Prior publications have demonstrated the utility of in vivo dosimetry and the potential for variability in dose delivery during TSEBT [14]. Anacak et al. reviewed in vivo dosimetric data for 67 TSEBT treatments using six positions and measured at 10 different body points with thermoluminescent dosimetry (TLD) [8]. The authors noted around a 15% dose inhomogeneity throughout the skin, with the greatest variability in the extremities. However, details regarding dosing and cycling were not provided. Antolak et al. reported the in vivo data for 72 cases of MF treated with the mST to a standard dose of 32 Gy over eight weeks, measured at 22 body points [10]. Mean doses at body points, as a percentage of prescribed doses, were mostly between 74% and 98%, with standard deviations ranging from 4% to 23%. Analysis of dose accuracy relative to BMI demonstrated a significant correlation at some, but not all, body points. Baba et al. performed TSEBT in vivo dose verification for six patients, with 154 measurements using Gafchromic® EBT3 film strips [9]. Dose variation of up to 16% was observed, most notably on the hands. Regimens of 2 Gy per cycle were used, but further details were not provided. Guidi et al. conducted a literature review of TSEBT in-vivo dosimetry using various techniques [13]. They highlighted the impact of anatomical location, BMI, and patient positioning on variability.

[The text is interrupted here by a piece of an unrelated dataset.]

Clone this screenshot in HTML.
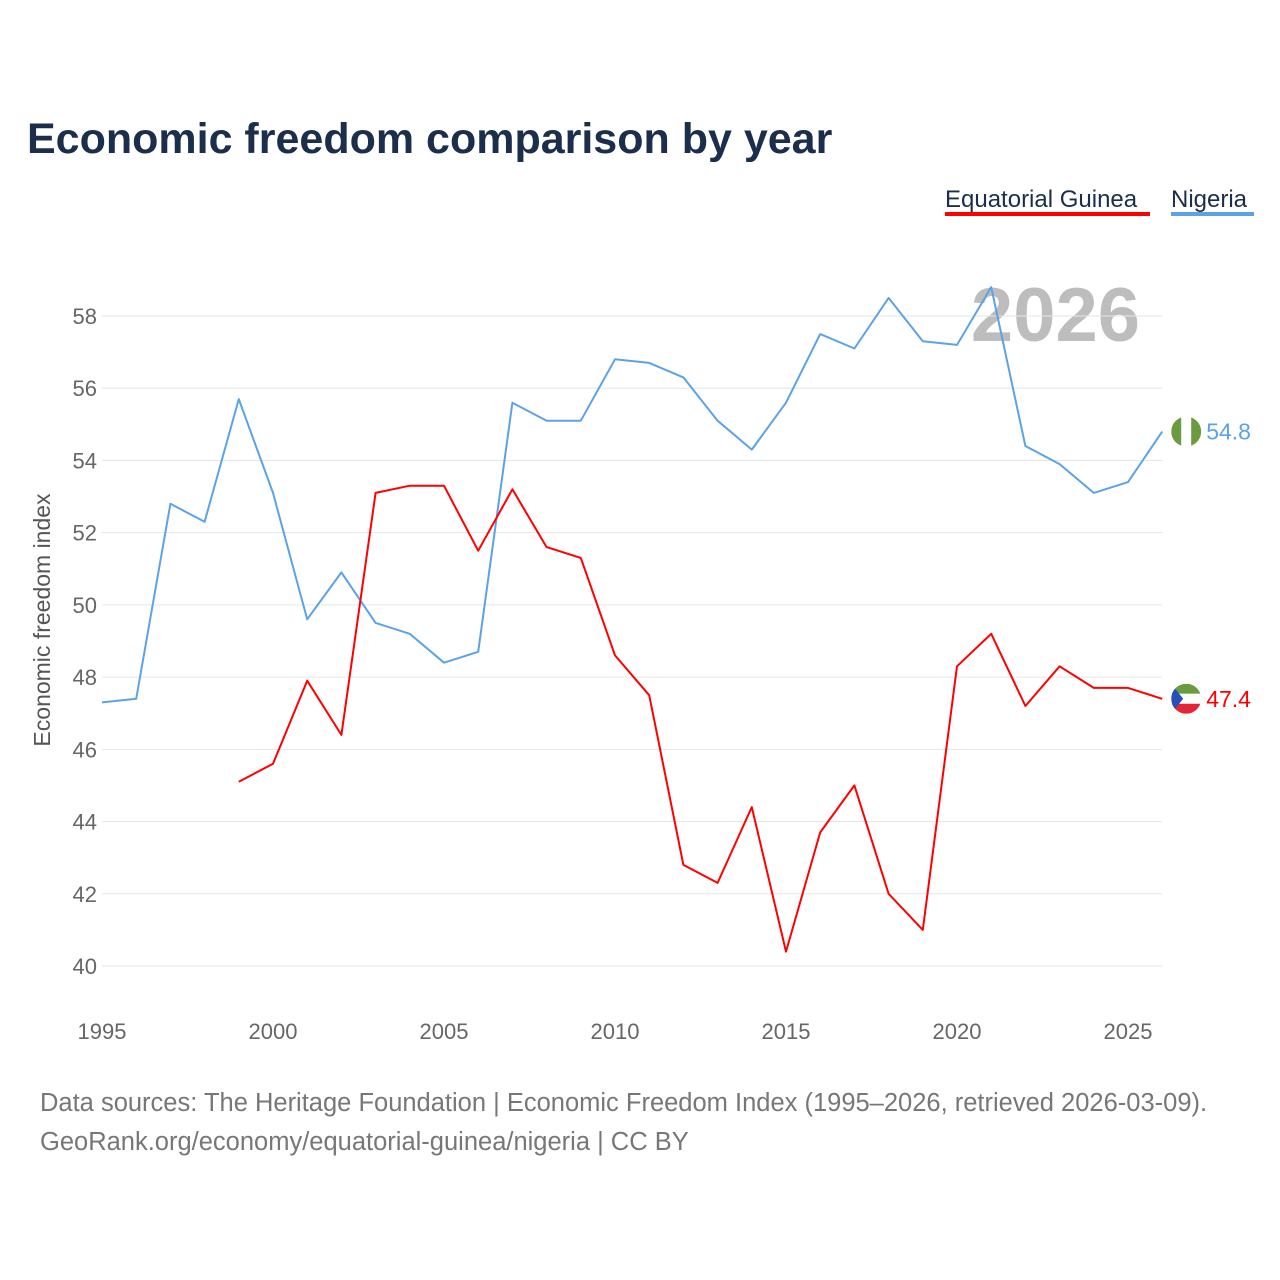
<!DOCTYPE html>
<html><head><meta charset="utf-8">
<style>
body{margin:0;background:#fff;font-family:"Liberation Sans",sans-serif;}
svg{display:block}
</style></head>
<body>
<svg id="chart" width="1280" height="1280" viewBox="0 0 1280 1280">
<text x="27" y="153" font-size="43" font-weight="bold" fill="#1b2e4b">Economic freedom comparison by year</text>
<g>
<text x="945" y="207" font-size="24" fill="#1b2e4b">Equatorial Guinea</text>
<rect x="945" y="212" width="205" height="4" fill="#ff0000"/>
<text x="1171" y="207" font-size="24" fill="#1b2e4b">Nigeria</text>
<rect x="1171" y="212" width="83" height="4" fill="#5ba3e6"/>
</g>
<text x="1140" y="341" text-anchor="end" font-size="76" font-weight="bold" fill="#bdbdbd">2026</text>
<g id="grid"></g>
<g id="yticks"></g>
<g id="xticks"></g>
<text transform="translate(50,620) rotate(-90)" text-anchor="middle" font-size="23" fill="#555">Economic freedom index</text>
<g id="series"></g>
<text x="40" y="1111" font-size="25.5" fill="#777">Data sources: The Heritage Foundation | Economic Freedom Index (1995–2026, retrieved 2026-03-09).</text>
<text x="40" y="1150" font-size="25.5" fill="#777">GeoRank.org/economy/equatorial-guinea/nigeria | CC BY</text>
</svg>
<script>
const years = [1995,1996,1997,1998,1999,2000,2001,2002,2003,2004,2005,2006,2007,2008,2009,2010,2011,2012,2013,2014,2015,2016,2017,2018,2019,2020,2021,2022,2023,2024,2025,2026];
const nigeria = [47.3,47.4,52.8,52.3,55.7,53.1,49.6,50.9,49.5,49.2,48.4,48.7,55.6,55.1,55.1,56.8,56.7,56.3,55.1,54.3,55.6,57.5,57.1,58.5,57.3,57.2,58.8,54.4,53.9,53.1,53.4,54.8];
const eqGuinea = [null,null,null,null,45.1,45.6,47.9,46.4,53.1,53.3,53.3,51.5,53.2,51.6,51.3,48.6,47.5,42.8,42.3,44.4,40.4,43.7,45.0,42.0,41.0,48.3,49.2,47.2,48.3,47.7,47.7,47.4];
const yTicks = [40,42,44,46,48,50,52,54,56,58];
const xTicks = [1995,2000,2005,2010,2015,2020,2025];

const NS="http://www.w3.org/2000/svg";
const X0=102, X1=1128, Y0=966, Y1=316;
function xs(y){return X0+(y-1995)*(X1-X0)/30;}
function ys(v){return Y0-(v-40)*(Y0-Y1)/18;}
function mk(tag,attrs,parent){const e=document.createElementNS(NS,tag);for(const k in attrs)e.setAttribute(k,attrs[k]);parent.appendChild(e);return e;}
const grid=document.getElementById('grid'), yt=document.getElementById('yticks'), xt=document.getElementById('xticks'), ser=document.getElementById('series');
yTicks.forEach(v=>{
  const l=mk('line',{x1:X0,x2:1162,y1:ys(v),y2:ys(v),stroke:'#e6e6e6','stroke-width':1},grid);
  
  
  const t=mk('text',{x:97,y:ys(v)+8,'text-anchor':'end','font-size':22,fill:'#666'},yt);
  t.textContent=v;
  
  
});
xTicks.forEach(v=>{
  const t=mk('text',{x:xs(v),y:1039,'text-anchor':'middle','font-size':22,fill:'#666'},xt);
  t.textContent=v;
  
  
});
function line(vals,color,name){
  let d='';
  vals.forEach((v,i)=>{if(v==null)return;d+=(d?'L':'M')+xs(years[i]).toFixed(1)+','+ys(v).toFixed(1);});
  const p=mk('path',{d:d,fill:'none',stroke:color,'stroke-width':2,'stroke-linejoin':'round'},ser);
  
  
  const last=vals[vals.length-1], lx=xs(years[years.length-1]), ly=ys(last);
  const t=mk('text',{x:lx+44,y:ly+8,'font-size':23,fill:color},ser);
  t.textContent=last.toFixed(1);
  
  
  return {lx,ly};
}
const n=line(nigeria,'#5ba3e6','nigeria');
const e=line(eqGuinea,'#ff0000','equatorial-guinea');
const fn=mk('g',{},ser);


const cn=mk('clipPath',{id:'cn'},fn);
mk('circle',{cx:n.lx+24,cy:n.ly,r:15},cn);
const gn=mk('g',{'clip-path':'url(#cn)'},fn);
mk('rect',{x:n.lx+9,y:n.ly-15,width:30,height:30,fill:'#fff'},gn);
mk('rect',{x:n.lx+9,y:n.ly-15,width:10,height:30,fill:'#6a9b3e'},gn);
mk('rect',{x:n.lx+29,y:n.ly-15,width:10,height:30,fill:'#6a9b3e'},gn);
const fe=mk('g',{},ser);


const ce=mk('clipPath',{id:'ce'},fe);
mk('circle',{cx:e.lx+24,cy:e.ly,r:15},ce);
const ge=mk('g',{'clip-path':'url(#ce)'},fe);
mk('rect',{x:e.lx+9,y:e.ly-15,width:30,height:10,fill:'#6a9b3e'},ge);
mk('rect',{x:e.lx+9,y:e.ly-5,width:30,height:10,fill:'#fff'},ge);
mk('rect',{x:e.lx+9,y:e.ly+5,width:30,height:10,fill:'#e32636'},ge);
mk('polygon',{points:`${e.lx+9},${e.ly-15} ${e.lx+21},${e.ly} ${e.lx+9},${e.ly+15}`,fill:'#2451b8'},ge);
</script>
</body></html>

Our study's mean OSLD measurement across anatomical sites per patient was 97.4%. Of all reported anatomical OSLD measurements, 87.7% of the measurements per patient met the EORTC and TG023 quality metrics [6,7]. Furthermore, the site with the greatest deviation from the intended dose was the left dorsal hand, which is consistent with the inherent high setup variability at this anatomical location. This finding aligns with other studies, where peripheral areas, such as the hands, were less accurate compared to other body areas [9,12,14]. After accounting for the left dorsal hand deviation, 85.8% of OSLD measurements were within tolerances. This is consistent with, if not better, previously published in vivo dosimetry data in TSEBT [8-14]. Given the high compliance rates within established quality criteria, this study supports the reliability of accelerated LD-TSEBT with the mST in treating MF. Furthermore, our results highlight that certain anatomical sites are more susceptible to variability due to setup factors, underscoring the need for closer monitoring in future clinical settings.

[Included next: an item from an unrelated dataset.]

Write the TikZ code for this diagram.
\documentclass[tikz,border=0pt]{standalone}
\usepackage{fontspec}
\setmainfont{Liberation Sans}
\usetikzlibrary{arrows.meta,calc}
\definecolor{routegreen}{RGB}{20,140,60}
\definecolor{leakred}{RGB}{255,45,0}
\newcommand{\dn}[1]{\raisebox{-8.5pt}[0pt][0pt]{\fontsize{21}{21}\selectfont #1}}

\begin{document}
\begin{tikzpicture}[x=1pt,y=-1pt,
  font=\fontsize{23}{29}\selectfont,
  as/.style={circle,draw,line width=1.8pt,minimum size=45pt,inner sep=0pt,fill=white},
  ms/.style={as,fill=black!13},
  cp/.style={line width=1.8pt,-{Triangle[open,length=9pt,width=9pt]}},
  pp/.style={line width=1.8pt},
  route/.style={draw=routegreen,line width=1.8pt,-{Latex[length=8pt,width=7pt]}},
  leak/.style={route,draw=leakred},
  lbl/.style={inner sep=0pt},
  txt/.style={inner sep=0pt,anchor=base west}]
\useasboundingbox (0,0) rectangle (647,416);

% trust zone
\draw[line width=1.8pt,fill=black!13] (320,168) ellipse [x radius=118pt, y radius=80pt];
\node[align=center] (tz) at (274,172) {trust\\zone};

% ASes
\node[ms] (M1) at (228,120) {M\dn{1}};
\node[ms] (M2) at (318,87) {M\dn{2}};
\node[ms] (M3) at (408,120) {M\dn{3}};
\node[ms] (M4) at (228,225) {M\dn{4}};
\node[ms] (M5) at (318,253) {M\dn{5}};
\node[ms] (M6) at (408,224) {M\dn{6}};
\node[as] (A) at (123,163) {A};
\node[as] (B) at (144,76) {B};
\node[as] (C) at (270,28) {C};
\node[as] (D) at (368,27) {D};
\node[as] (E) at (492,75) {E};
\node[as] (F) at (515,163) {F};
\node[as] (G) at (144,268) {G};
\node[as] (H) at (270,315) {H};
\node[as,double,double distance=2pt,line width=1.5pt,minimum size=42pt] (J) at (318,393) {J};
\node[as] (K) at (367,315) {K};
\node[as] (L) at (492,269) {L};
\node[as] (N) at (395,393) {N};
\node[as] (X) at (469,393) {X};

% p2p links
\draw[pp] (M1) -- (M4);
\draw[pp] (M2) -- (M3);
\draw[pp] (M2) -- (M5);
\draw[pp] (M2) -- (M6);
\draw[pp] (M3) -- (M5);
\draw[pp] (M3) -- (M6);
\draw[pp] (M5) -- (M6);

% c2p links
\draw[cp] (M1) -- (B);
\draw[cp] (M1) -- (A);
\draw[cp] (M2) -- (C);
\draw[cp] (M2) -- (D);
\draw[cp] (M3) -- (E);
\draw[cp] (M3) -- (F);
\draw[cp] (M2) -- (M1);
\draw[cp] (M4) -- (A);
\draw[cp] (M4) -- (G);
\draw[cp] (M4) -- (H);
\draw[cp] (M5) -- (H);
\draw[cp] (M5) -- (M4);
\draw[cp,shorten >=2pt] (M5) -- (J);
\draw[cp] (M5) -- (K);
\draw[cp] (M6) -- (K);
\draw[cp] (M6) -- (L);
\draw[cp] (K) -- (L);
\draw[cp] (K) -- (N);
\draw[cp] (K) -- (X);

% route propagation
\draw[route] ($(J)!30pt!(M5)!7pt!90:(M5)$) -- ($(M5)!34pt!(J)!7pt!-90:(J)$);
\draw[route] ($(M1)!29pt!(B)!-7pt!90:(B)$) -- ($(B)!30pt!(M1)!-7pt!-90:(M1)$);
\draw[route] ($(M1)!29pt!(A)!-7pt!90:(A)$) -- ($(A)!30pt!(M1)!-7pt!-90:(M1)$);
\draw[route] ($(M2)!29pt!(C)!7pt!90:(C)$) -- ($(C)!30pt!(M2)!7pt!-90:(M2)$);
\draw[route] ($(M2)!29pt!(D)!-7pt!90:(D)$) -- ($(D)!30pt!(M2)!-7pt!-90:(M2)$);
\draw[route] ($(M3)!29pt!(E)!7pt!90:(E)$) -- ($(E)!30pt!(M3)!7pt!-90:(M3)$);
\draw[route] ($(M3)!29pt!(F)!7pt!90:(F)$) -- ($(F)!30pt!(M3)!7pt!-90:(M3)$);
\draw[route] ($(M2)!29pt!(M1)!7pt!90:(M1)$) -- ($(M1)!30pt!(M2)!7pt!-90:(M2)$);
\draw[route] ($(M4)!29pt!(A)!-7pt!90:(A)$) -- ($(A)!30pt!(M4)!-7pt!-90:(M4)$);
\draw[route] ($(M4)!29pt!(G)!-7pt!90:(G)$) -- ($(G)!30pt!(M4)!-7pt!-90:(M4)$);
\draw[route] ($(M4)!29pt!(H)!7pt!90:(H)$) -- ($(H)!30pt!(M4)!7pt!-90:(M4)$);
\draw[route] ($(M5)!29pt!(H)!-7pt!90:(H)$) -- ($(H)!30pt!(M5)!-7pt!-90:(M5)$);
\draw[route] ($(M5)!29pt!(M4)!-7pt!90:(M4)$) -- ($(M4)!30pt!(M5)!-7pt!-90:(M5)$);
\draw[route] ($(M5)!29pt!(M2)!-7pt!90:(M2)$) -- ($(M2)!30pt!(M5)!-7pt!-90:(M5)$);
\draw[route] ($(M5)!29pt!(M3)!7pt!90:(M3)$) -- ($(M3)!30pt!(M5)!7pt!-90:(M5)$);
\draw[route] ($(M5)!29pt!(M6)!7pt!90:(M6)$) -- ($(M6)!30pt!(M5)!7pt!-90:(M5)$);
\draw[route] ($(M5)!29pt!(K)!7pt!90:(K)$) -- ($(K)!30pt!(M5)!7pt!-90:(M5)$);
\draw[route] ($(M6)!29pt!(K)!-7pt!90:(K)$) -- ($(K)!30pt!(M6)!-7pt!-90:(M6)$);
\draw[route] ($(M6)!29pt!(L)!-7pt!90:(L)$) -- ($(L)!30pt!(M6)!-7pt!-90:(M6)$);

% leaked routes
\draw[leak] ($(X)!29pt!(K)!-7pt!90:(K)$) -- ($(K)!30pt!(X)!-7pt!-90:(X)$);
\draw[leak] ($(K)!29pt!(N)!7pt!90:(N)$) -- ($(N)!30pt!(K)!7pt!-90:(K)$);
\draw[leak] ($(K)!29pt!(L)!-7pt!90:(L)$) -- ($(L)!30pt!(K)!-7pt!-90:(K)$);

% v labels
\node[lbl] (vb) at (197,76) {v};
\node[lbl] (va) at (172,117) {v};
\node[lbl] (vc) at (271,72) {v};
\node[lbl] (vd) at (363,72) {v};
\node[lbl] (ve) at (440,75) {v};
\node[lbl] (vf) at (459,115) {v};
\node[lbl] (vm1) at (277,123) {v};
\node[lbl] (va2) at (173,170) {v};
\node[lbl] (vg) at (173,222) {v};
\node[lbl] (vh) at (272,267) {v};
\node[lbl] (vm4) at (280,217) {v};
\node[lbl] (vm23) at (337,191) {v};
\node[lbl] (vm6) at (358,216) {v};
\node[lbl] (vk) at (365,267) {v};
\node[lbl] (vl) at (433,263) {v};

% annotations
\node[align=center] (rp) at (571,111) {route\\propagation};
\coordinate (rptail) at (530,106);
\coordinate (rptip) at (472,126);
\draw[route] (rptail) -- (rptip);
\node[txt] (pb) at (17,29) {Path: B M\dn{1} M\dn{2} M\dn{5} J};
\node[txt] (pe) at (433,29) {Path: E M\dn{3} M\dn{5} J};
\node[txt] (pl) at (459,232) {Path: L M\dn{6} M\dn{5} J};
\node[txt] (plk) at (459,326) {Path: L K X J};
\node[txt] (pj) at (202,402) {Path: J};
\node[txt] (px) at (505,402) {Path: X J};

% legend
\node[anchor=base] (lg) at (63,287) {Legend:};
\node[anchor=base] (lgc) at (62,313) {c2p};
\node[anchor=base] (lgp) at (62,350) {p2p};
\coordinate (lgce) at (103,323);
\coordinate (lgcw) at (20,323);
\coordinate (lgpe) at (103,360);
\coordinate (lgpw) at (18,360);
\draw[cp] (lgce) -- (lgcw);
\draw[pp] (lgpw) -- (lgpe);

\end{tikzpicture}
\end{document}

Given the truncated cycling and fractionation regimen associated with accelerated LD-TSEBT, ensuring adequate dosing throughout the treatment course is crucial. Patient characteristics, such as height and BMI, could influence homogenous dosing, as these factors may affect patient positioning relative to the gantry [8,11,13-14]. We hypothesized that patients with higher heights and BMIs might receive lower treatment OSLD measurements compared to the prescribed dose, based on prior work demonstrating a correlation between dose distribution and patient's gender, height, and weight [11,13]. Yet, our results found no such correlation. These findings reaffirm the adequacy of accelerated LD-TSEBT in delivering appropriate radiation doses despite variability in patient habitus and highlight the importance of in vivo dosimetry for evaluating dose and setup accuracy.

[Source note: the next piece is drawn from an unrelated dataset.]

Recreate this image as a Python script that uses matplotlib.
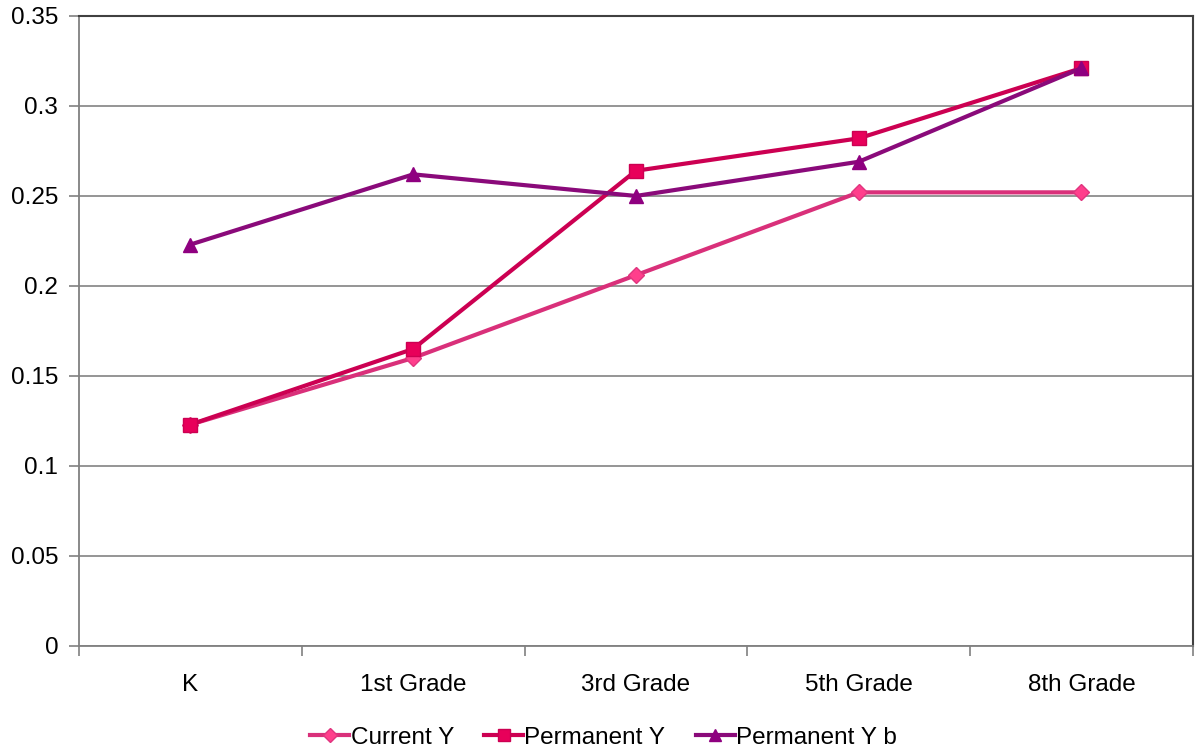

Several factors limit this study. First, data were collected from a single medical center in the Northeastern United States, which may limit the generalizability of our findings to a broader population, particularly as our study includes a larger proportion of male and White patients. In addition, while 349 measurements provide valuable insight, the overall sample size remains relatively small, which may reduce the power to detect certain significant correlations. Future studies should aim for a more diverse and extensive sample, incorporating patients from multiple institutions.

Conclusions

Accelerated LD-TSEBT with the mST delivers accurate and convenient treatment. The use of OSLDs for in vivo dosimetry ensures reliable monitoring, enabling homogeneous and adequate dosing regardless of patient habitus.